Our drive back to Chicago the next day took us past the Cahokia Mounds. We had stumbled upon three other sets of mounds along the way. The Emerald Mound towards the end of the Natchez Trace Parkway is second in size to the Monk's Mound in Cahokia. There were also mounds just across the border from Cairo, Illinois in Kentucky. We also climbed a mound by the state Capitol Building in Baton Rouge. Upon it were two canons.
Though it was just single digit temperatures I climbed the 150 plus steps to the top of the highest of the many Cahokia Mounds and had a fine view of The Arch and downtown St. Louis and the surrounding snow-covered farmland and Interstate 55 just below me. It had been decades since either Janina and I had been to this World Heritage site, one of only 21 in the US. It was accompanied by a most impressive visitor center with an excellent movie and many superb exhibits explaining the Native American mound culture. Those of Cahokia accommodated over 20,000 people at its height.
The final stop of our three week road trip, other than for gas, was in Lincoln, just north of Springfield, to see its Carnegie. It was a fitting finale, crowned with a rare dome and a circulation desk to die for.

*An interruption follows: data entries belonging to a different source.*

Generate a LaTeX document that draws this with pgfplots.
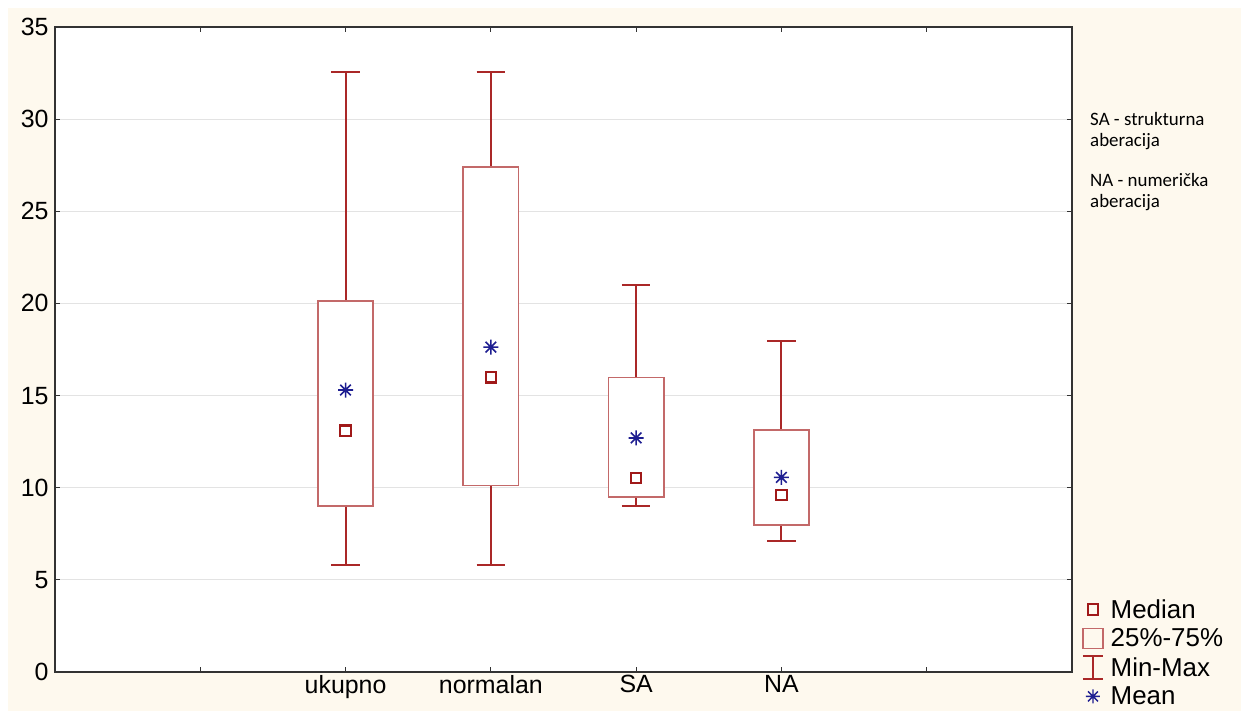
\documentclass[border=0pt]{standalone}
\usepackage{pgfplots}
\pgfplotsset{compat=1.18}
\usepgfplotslibrary{statistics}
\usepackage{fontspec}
\setmainfont{Liberation Sans}
\newfontfamily\carlito{Carlito}
\definecolor{cream}{RGB}{254,249,238}
\definecolor{whisk}{RGB}{170,40,40}
\definecolor{boxc}{RGB}{195,105,105}
\definecolor{medc}{RGB}{160,25,25}
\definecolor{meanc}{RGB}{30,30,145}
\pgfdeclareplotmark{ast8}{%
 \pgfpathmoveto{\pgfqpoint{0pt}{\pgfplotmarksize}}\pgfpathlineto{\pgfqpoint{0pt}{-\pgfplotmarksize}}%
 \pgfpathmoveto{\pgfqpoint{\pgfplotmarksize}{0pt}}\pgfpathlineto{\pgfqpoint{-\pgfplotmarksize}{0pt}}%
 \pgfpathmoveto{\pgfqpoint{0.707\pgfplotmarksize}{0.707\pgfplotmarksize}}\pgfpathlineto{\pgfqpoint{-0.707\pgfplotmarksize}{-0.707\pgfplotmarksize}}%
 \pgfpathmoveto{\pgfqpoint{-0.707\pgfplotmarksize}{0.707\pgfplotmarksize}}\pgfpathlineto{\pgfqpoint{0.707\pgfplotmarksize}{-0.707\pgfplotmarksize}}%
 \pgfusepathqstroke}
\begin{document}
\begin{tikzpicture}
\fill[white] (0,0) rectangle (1241bp,711bp);
\fill[cream] (8bp,0) rectangle (1241bp,703bp);
\begin{axis}[
  at={(55bp,39bp)}, anchor=south west,
  scale only axis, width=1017bp, height=645bp,
  clip=false,
  xmin=0, xmax=7, ymin=0, ymax=35,
  xtick={1,2,3,4,5,6},
  xticklabels={,ukupno,normalan,SA,NA,},
  xticklabel pos=lower,
  ytick={0,5,...,35},
  yticklabel pos=left,
  ymajorgrids,
  grid style={gray!22, line width=1.2pt},
  axis background/.style={fill=white},
  axis line style={black!80, line width=1.5pt},
  tick align=inside,
  major tick length=5bp,
  tick style={black!80, line width=1.2pt},
  tick label style={font=\fontsize{25}{28}\selectfont},
  yticklabel style={xshift=-3bp},
  /pgf/number format/assume math mode=true,
  boxplot/draw direction=y,
  boxplot/box extend=0.38,
  boxplot/whisker extend=0.195,
  boxplot/draw/median/.code={},
  boxplot/every box/.style={draw=boxc, fill=white, line width=1.6pt},
  boxplot/every whisker/.style={draw=whisk, line width=2pt},
  legend style={at={(1.0098,0.116)}, anchor=north west, draw=none, fill=none,
    font=\fontsize{26}{29}\selectfont, row sep=5bp, inner sep=0pt, column sep=5bp},
  legend cell align=left,
]
\addlegendimage{only marks, mark=square, mark size=5.2bp, mark options={draw=medc, line width=2pt}}
\addlegendentry{Median}
\addlegendimage{only marks, mark=square, mark size=10bp, mark options={draw=boxc, fill=white, line width=1.4pt}}
\addlegendentry{25\%-75\%}
\addlegendimage{legend image code/.code={\draw[whisk, line width=1.6pt] (0.3cm,-11.5bp)--(0.3cm,11.5bp) (0.3cm-10bp,-11.5bp)--(0.3cm+10bp,-11.5bp) (0.3cm-10bp,11.5bp)--(0.3cm+10bp,11.5bp);}}
\addlegendentry{Min-Max}
\addlegendimage{only marks, mark=ast8, mark size=7bp, mark options={draw=meanc, line width=1.4pt}}
\addlegendentry{Mean}

\addplot[forget plot, boxplot prepared={draw position=2, lower whisker=5.8, lower quartile=9.0, median=13.09, upper quartile=20.13, upper whisker=32.56}] coordinates {};
\addplot[forget plot, boxplot prepared={draw position=3, lower whisker=5.8, lower quartile=10.13, median=15.99, upper quartile=27.4, upper whisker=32.56}] coordinates {};
\addplot[forget plot, boxplot prepared={draw position=4, lower whisker=9.0, lower quartile=9.51, median=10.53, upper quartile=15.99, upper whisker=21.0}] coordinates {};
\addplot[forget plot, boxplot prepared={draw position=5, lower whisker=7.12, lower quartile=7.99, median=9.60, upper quartile=13.13, upper whisker=17.96}] coordinates {};

\addplot[forget plot, only marks, mark=square, mark size=5.2bp, mark options={draw=medc, fill=white, line width=2.2pt}] coordinates {(2,13.09) (3,15.99) (4,10.53) (5,9.60)};
\addplot[forget plot, only marks, mark=ast8, mark size=7.5bp, mark options={draw=meanc, line width=1.6pt}] coordinates {(2,15.30) (3,17.63) (4,12.70) (5,10.56)};

\node[anchor=north west, align=left, inner sep=0pt, font=\carlito\fontsize{19}{21}\selectfont] at (rel axis cs:1.0177,0.868) {SA - strukturna\\aberacija\\[19bp]NA - numerička\\aberacija};
\end{axis}
\end{tikzpicture}
\end{document}
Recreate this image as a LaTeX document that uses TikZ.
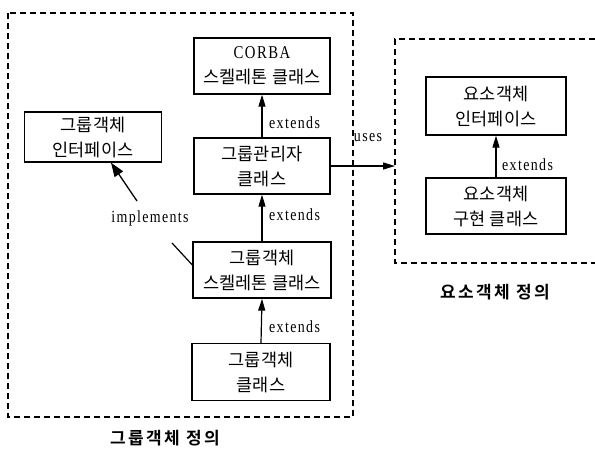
\documentclass[tikz,border=0pt]{standalone}
\usepackage{fontspec}
\usetikzlibrary{arrows.meta,calc}
\newfontfamily\kr{Noto Sans CJK KR}
\newfontfamily\krb{Noto Sans CJK KR}[BoldFont={* Bold},LetterSpace=14]
\newfontfamily\lat{Liberation Serif}[FakeStretch=0.82,LetterSpace=8]
\begin{document}
\begin{tikzpicture}[x=1pt,y=-1pt,
  cls/.style={draw,line width=1.3pt,inner sep=0pt,align=center,
    font=\kr\fontsize{17.5}{25}\selectfont},
  lbl/.style={font=\lat\fontsize{17}{18}\selectfont,inner sep=0pt},
  grp/.style={draw,line width=1.1pt,dash pattern=on 6pt off 4pt},
  grpcaption/.style={font=\krb\bfseries\fontsize{17}{18}\selectfont,inner sep=0pt},
  arr/.style={line width=1.2pt,-{Triangle[length=12pt,width=7pt]}}]
\useasboundingbox (0,0) rectangle (595,453);
% group boxes
\draw[grp] (8,13) rectangle (353,417);
\draw[grp] (595,39) -- (395,39) -- (395,263) -- (595,263);
\node[grpcaption] (capG) at (165,438) {그룹객체 정의};
\node[grpcaption] (capE) at (495,292) {요소객체 정의};
% classes
\node[cls,minimum width=136pt,minimum height=56pt] (corba) at (262,66)
  {{\lat\fontsize{18}{25}\selectfont CORBA}\\스켈레톤 클래스};
\node[cls,minimum width=136pt,minimum height=56pt] (mgr) at (262,166)
  {그룹관리자\\클래스};
\node[cls,minimum width=137pt,minimum height=50pt] (giface) at (93,137)
  {그룹객체\\인터페이스};
\node[cls,minimum width=138pt,minimum height=56pt] (skel) at (262,270)
  {그룹객체\\스켈레톤 클래스};
\node[cls,minimum width=138pt,minimum height=57pt] (gcls) at (261,372)
  {그룹객체\\클래스};
\node[cls,minimum width=140pt,minimum height=58pt] (eiface) at (496,106)
  {요소객체\\인터페이스};
\node[cls,minimum width=140pt,minimum height=56pt] (eimpl) at (496,206)
  {요소객체\\구현 클래스};
% extends arrows
\draw[arr] (mgr.north) -- (corba.south);
\draw[arr] (skel.north) -- (mgr.south);
\draw[arr] (gcls.north) -- (skel.south);
\draw[arr] (eimpl.north) -- (eiface.south);
\node[lbl,anchor=west] (x1) at (269,123) {extends};
\node[lbl,anchor=west] (x2) at (269,215) {extends};
\node[lbl,anchor=west] (x3) at (269,327) {extends};
\node[lbl,anchor=west] (x4) at (502,165) {extends};
% uses
\coordinate (usesEnd) at (395,166);
\draw[arr] (mgr.east) -- (usesEnd);
\node[lbl] (uses) at (368,138) {uses};
% implements
\node[lbl] (impl) at (150,218) {implements};
\coordinate (a1) at (137,201);
\coordinate (a2) at (172,243);
\coordinate (giT) at ([xshift=18pt]giface.south);
\draw[line width=1.3pt,-{Triangle[length=14pt,width=10pt]}] (a1) -- (giT);
\draw[line width=1.2pt] (a2) -- ([yshift=5pt]skel.west);
\end{tikzpicture}
\end{document}
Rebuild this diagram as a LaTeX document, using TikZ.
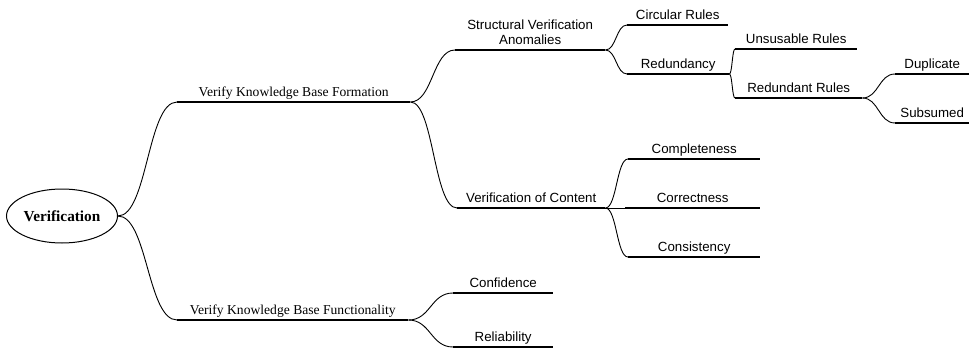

Its exterior proved Janina's premise that every Carnegie we came upon was more magnificent than the one before. The library had expanded across the alley behind it into an old Wieboldt's store. It had celebrated its 100th anniversary in 2003 and looked good for at least another 100 years. A plaque in front of the library stated,"The library's history typifies the combination of national wealth, grass roots initiative and cultural ideals which generated the free library movement and its goal of a free and educated American society." We saw those qualifies reflected in a multitude of ways throughout our foray through small-town and big-town USA. Our trip could have hardly been better, other than maybe spending more time on the bikes.